How to be the Worst Dog Mom in the World

Where’s Monty?” asked my husband, looking around our new apartment.

“He’s out with his new friends,” I said.

“Ahh,” he replied. “And how’s that going?”

“Well, in the beginning there was much butt sniffing and ball stealing,” I said. “But now everyone seems to be getting along great!”

Monty, of course, was our dog, an extremely gregarious and very energetic English White Golden Retriever. When we lived in the suburbs, Monty had plenty of room to run around, play fetch, and generally indulge in typical outdoor dog activities like finding dead things in the yard and bringing them home. But when we sold the house and moved into an apartment in the city, grass became a thing of the past, and our new backyard was a 5 x 8 balcony. Naturally, we were concerned he wouldn’t get enough exercise, or social time, or the chance to pose for selfies for his Instagram account. So, we did what many other city dog owners do to help their dog get more outdoor time—we joined a dog-walking group.

The group we found turned out to be a great fit for Monty. In addition to Monty, there were two yellow Goldens who lived in our building, and they all bonded over mutual Golden exuberance and large quantities of dog slobber.

They were all doggone happy until one of the yellow Goldens moved away. Fortunately, the group quickly picked up a new white Golden like Monty. Then the other yellow Golden dropped out and a new white Golden moved into the building and joined the group. Finally, the dog walker himself decided that white Goldens were the bomb and he got one, too.

Now there were four white Goldens who looked like one four-headed dog when they walked close together. At first glance, they all looked identical. But up close, it was pretty easy to tell them apart. Monty was the broadest, Stevie was the youngest, Max was the tallest, and George’s fur flipped under his ears so he looked like George Washington, which was probably why they named him George in the first place.

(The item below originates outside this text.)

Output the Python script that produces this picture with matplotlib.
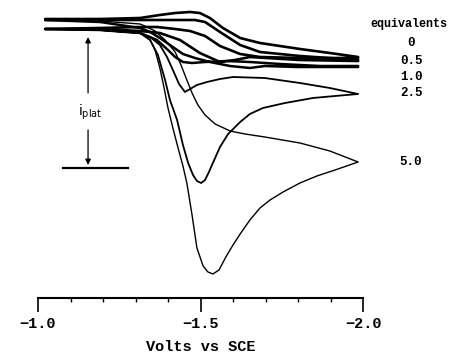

All was going swimmingly until one day as I was coming home from running errands, I saw the Golden posse standing together by the door to my building. As I got closer to the group, I looked at the dogs and discovered, much to my horror, that I didn’t know which one was mine.

I was horrified. What kind of dog-mom doesn’t know her own dog?

I squinted harder and was able to rule out Stevie, but the other three all looked the same.

Now I was starting to panic. What if I picked the wrong dog to greet? Would my dog be insulted? Would he chew up all my good underwear for revenge? This was a major dog-mom infraction. I suspected there was a good chance the authorities were going to take my Petco points away and sentence me to 36 hours of community pooper-scooping.

I knew I could cheat by shouting his name, but I felt it was my duty, as his human, to figure out which one he was. I walked closer and ruled out George Washington. The fur flip gave him away. Now it was just between two dogs. I looked back and forth between them and then I saw the telltale glint in Monty’s eyes that would twinkle when he caught sight of me. We locked eyes and I knew without a doubt it was my dog.

As I approached the group, the dog walker suddenly saw me coming, and yelled.

“Hi Sarah!”

I stopped and looked behind me but there was no one there.

“Hey Sarah,” he called out a second time.

I walked up to the group to greet my dog and I could see the confusion in the dog walker’s eyes.

“Oh sorry,” he said. “I thought you were someone else.”